At the Abergavenny Food Festival a couple of weeks ago I bought some of the hottest chillies known to man – Dorset Nagas, the offspring of a Bangladeshi chilli known as Naga Morich. They are grown by Peppers by Post, a specialist chilli farm in West Dorset, run by Michael and Joy Michaud. According to Michael, these peppers register 1,000,000 Scoville Heat Units: just to put this into perspective, Scotch Bonnets, which I always thought were rather hot, reach a mere 150,000-200,000 units.
I eyed the chillies I had bought with trepidation (they come with a warning not to leave them within reach of children or other potential unwitting victims). Finally, I chopped one in half, touched my finger briefly to its cut flesh and then tasted it. It was incredible – a searing heat, accompanied by a bewitchingly fruity fragrance. I’m glad, though, I didn’t try putting an actual piece of chilli into my mouth – that would have been overwhelming.

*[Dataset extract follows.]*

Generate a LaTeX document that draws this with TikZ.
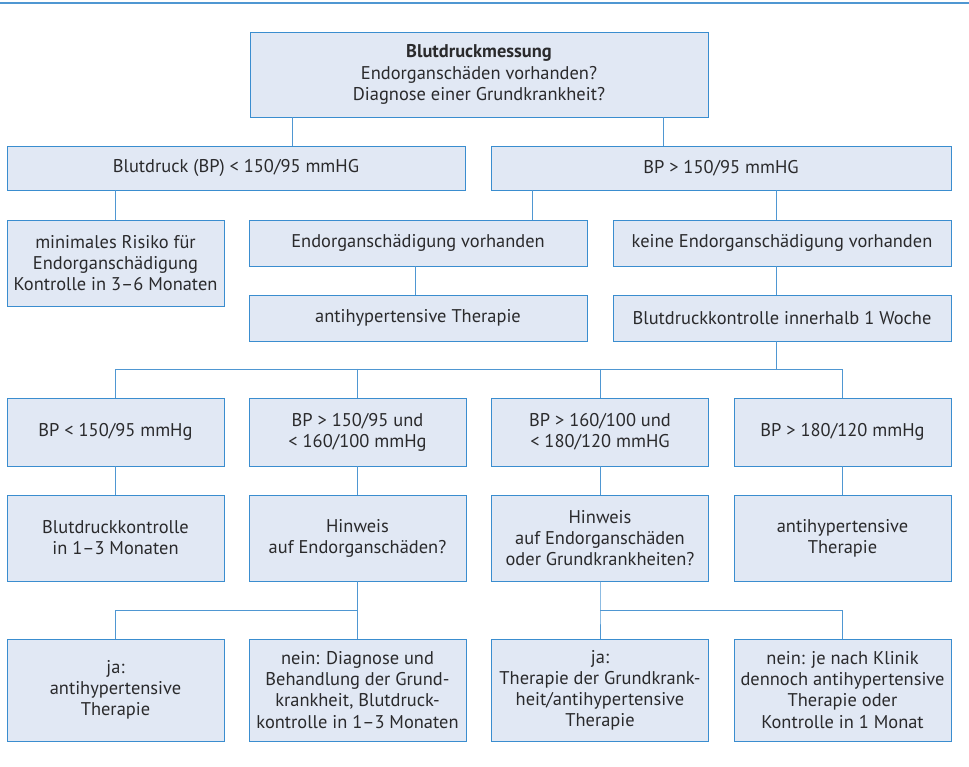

It reminded me of something one of my classmates at the Sichuan Institute of Higher Cuisine told me: he said there was a Yunnanese chilli called the qixingjiao (seven-star chilli) which was so hot that people just trailed it in a panful of hot oil for a few seconds to give flavour to a dish, before removing it and hanging it up for use another time. I’ve never found such a chilli in China, although I did once come across some peppers called qixingjiao in a market in Hunan (these are the ones you can see in the photograph in my last blog post) – but they were obviously something different, because their heat level was disappointingly normal.
According to Michael, Bangladeshis use this chilli green, before it has reached its peak of hotness. Only English people, determined to shock their friends, buy – and occasionally cook with – the red, ripened, scorchingly hot fruits.